(Excerpt from a dataset)
• • • • • • •
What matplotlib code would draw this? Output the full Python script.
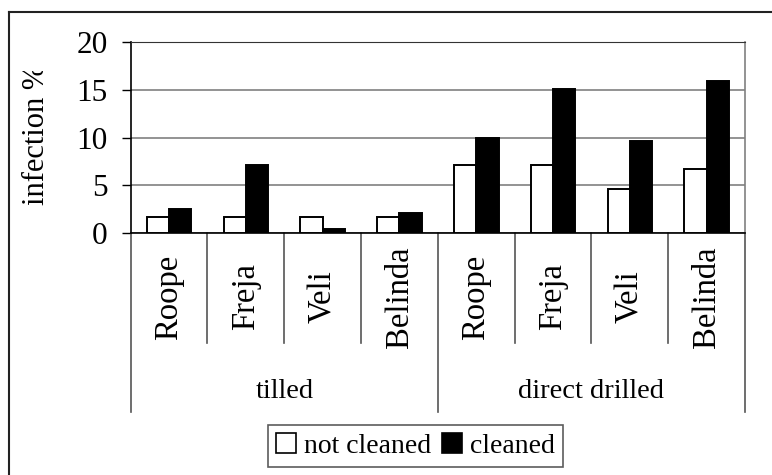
import numpy as np
import matplotlib
matplotlib.use("Agg")
import matplotlib.pyplot as plt
from matplotlib.lines import Line2D
from matplotlib.patches import Patch
from matplotlib.transforms import Bbox

plt.rcParams['font.family'] = ['Liberation Serif', 'DejaVu Serif']

varieties = ["Roope", "Freja", "Veli", "Belinda"]
groups = ["tilled", "direct drilled"]
not_cleaned = [1.7, 1.7, 1.7, 1.7, 7.1, 7.1, 4.6, 6.7]
cleaned = [2.5, 7.1, 0.4, 2.1, 10.0, 15.1, 9.7, 15.9]

W, H = 772, 475
fig = plt.figure(figsize=(W / 100, H / 100), dpi=100)
ax = fig.add_axes([130.7 / W, 1 - 233.3 / H, (745 - 130.7) / W, (233.3 - 42) / H])

n = len(not_cleaned)
x = np.arange(n) + 0.5
w = 0.29
ax.bar(x - w / 2, not_cleaned, w, color="white", edgecolor="black", linewidth=1.4, zorder=3)
ax.bar(x + w / 2, cleaned, w, color="black", edgecolor="black", linewidth=1.4, zorder=3)

ax.set_xlim(0, n)
ax.set_ylim(0, 20)
ax.set_yticks([0, 5, 10, 15, 20])
ax.tick_params(axis="y", direction="out", length=6.5, width=1, pad=10, labelsize=22.5)
ax.set_xticks([])
ax.yaxis.grid(True, color="#808080", linewidth=1.2, zorder=0)
ax.set_axisbelow(True)
for s in ["left", "bottom"]:
    ax.spines[s].set_color("black")
    ax.spines[s].set_linewidth(1.2)
ax.spines["top"].set_color("#333333")
ax.spines["right"].set_color("#808080")
ax.spines["right"].set_linewidth(1.2)

# category axis: separators and labels
tr = ax.get_xaxis_transform()
names = varieties * len(groups)
for i in range(n + 1):
    ybot = -0.9326 if i % len(varieties) == 0 else -0.573
    ax.plot([i, i], [0, ybot], color="#555555", lw=1.2, transform=tr, clip_on=False)
for i, name in enumerate(names):
    ax.text(x[i], -0.333, name, rotation=90, ha="center", va="center",
            fontsize=23.5, transform=tr)
for g, label in enumerate(groups):
    ax.text(len(varieties) * (g + 0.5), -0.829, label, ha="center", va="center",
            fontsize=20.5, transform=tr)

ylab = fig.text(37 / W, 1 - 134 / H, "infection %", rotation=90, ha="center",
                va="center", fontsize=22)
ylab.set_clip_box(Bbox.from_extents(0, 0, W, H - 71))
ylab.set_clip_on(True)

handles = [Patch(facecolor="white", edgecolor="black", linewidth=1.2),
           Patch(facecolor="black", edgecolor="black", linewidth=1.2)]
leg = fig.legend(handles, ["not cleaned", "cleaned"], loc="center",
                 bbox_to_anchor=(415.5 / W, 1 - 446 / H), ncol=2, fontsize=20,
                 frameon=True, fancybox=False, handlelength=0.7, handleheight=0.7,
                 handletextpad=0.3, columnspacing=0.4, borderpad=0.3)
leg.get_frame().set_edgecolor("#333333")
leg.get_frame().set_linewidth(1.2)

# outer chart frame (left and top only visible)
fig.add_artist(Line2D([9 / W, 1], [1 - 12 / H, 1 - 12 / H], color="#222222", lw=1.5))
fig.add_artist(Line2D([9 / W, 9 / W], [0, 1 - 12 / H], color="#222222", lw=1.5))

fig.savefig("out.png", dpi=100)
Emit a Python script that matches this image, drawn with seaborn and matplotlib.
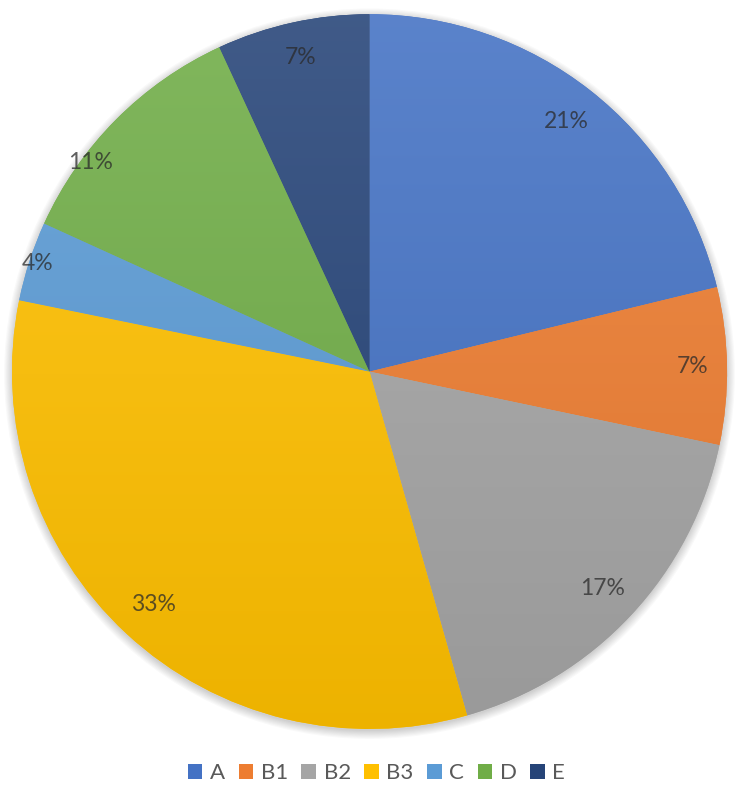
import numpy as np
import matplotlib; matplotlib.use("Agg")
import matplotlib.pyplot as plt
import matplotlib.colors as mcolors
from matplotlib.patches import Circle
import seaborn as sns

# ─── Data ───────────────────────────────────────────────────
categories = ["A", "B1", "B2", "B3", "C", "D", "E"]
shares     = [21.2, 7.1, 17.3, 32.6, 3.6, 11.3, 6.9]
colors     = ["#4472C4", "#ED7D31", "#A5A5A5", "#FFC000", "#5B9BD5", "#70AD47", "#264478"]

# label placement (excel "best fit" look)
label_r  = [0.89, 0.905, 0.89, 0.89, 0.975, 0.975, 0.90]
label_dt = [0, 0, 0, 0, 0, 8, 0]

sns.set_theme(style="white")
plt.rcParams["font.family"] = ["Lato", "DejaVu Sans"]
palette = sns.color_palette(colors)

fig = plt.figure(figsize=(7.5, 8.09), dpi=100)
ax = fig.add_axes([0.0017, 0.0857, 0.982, 0.910])

# soft shadow behind the pie
for r in np.linspace(1.0, 1.022, 8):
    ax.add_patch(Circle((0, -0.006), r, color="black", alpha=0.025, lw=0, zorder=0))

wedges, _ = ax.pie(shares, colors=palette, startangle=90, counterclock=False,
                   radius=1, wedgeprops={"linewidth": 0, "zorder": 1})

# vertical gradient per slice: lighter at the top, darker at the bottom
for w, c in zip(wedges, palette):
    rgb = np.array(mcolors.to_rgb(c))
    top = rgb + (1 - rgb) * 0.12
    bot = rgb * 0.93
    t = np.linspace(0, 1, 256)[:, None]
    grad = top * (1 - t) + bot * t
    img = ax.imshow(grad[:, None, :], extent=[-1, 1, -1, 1], aspect="auto",
                    origin="upper", zorder=2, interpolation="bilinear")
    img.set_clip_path(w)

# percentage labels
for w, v, lr, dt in zip(wedges, shares, label_r, label_dt):
    ang = np.deg2rad((w.theta1 + w.theta2) / 2 + dt)
    ax.text(lr * np.cos(ang), lr * np.sin(ang), f"{v:.0f}%", ha="center", va="center",
            fontsize=16.5, color="#2a2a2a", alpha=0.75, zorder=3)

ax.set_xlim(-1.03, 1.03); ax.set_ylim(-1.03, 1.03)
ax.set_aspect("auto")
ax.axis("off")

fig.legend(wedges, categories, loc="center", bbox_to_anchor=(0.502, 0.0445), ncol=7,
           frameon=False, fontsize=16, handlelength=0.65, handleheight=0.65,
           handletextpad=0.35, columnspacing=0.6, labelcolor="#595959")

plt.savefig("out.png", dpi=100)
• • • • • • •
EXERCISE DETAILS -> Without any pictures, reproduce the lines from the first one in the material through the line that has "from matplotlib.transforms import Bbox", exactly as they appear.

EXERCISE ANSWER ->
What matplotlib code would draw this? Output the full Python script.
import numpy as np
import matplotlib
matplotlib.use("Agg")
import matplotlib.pyplot as plt
from matplotlib.lines import Line2D
from matplotlib.patches import Patch
from matplotlib.transforms import Bbox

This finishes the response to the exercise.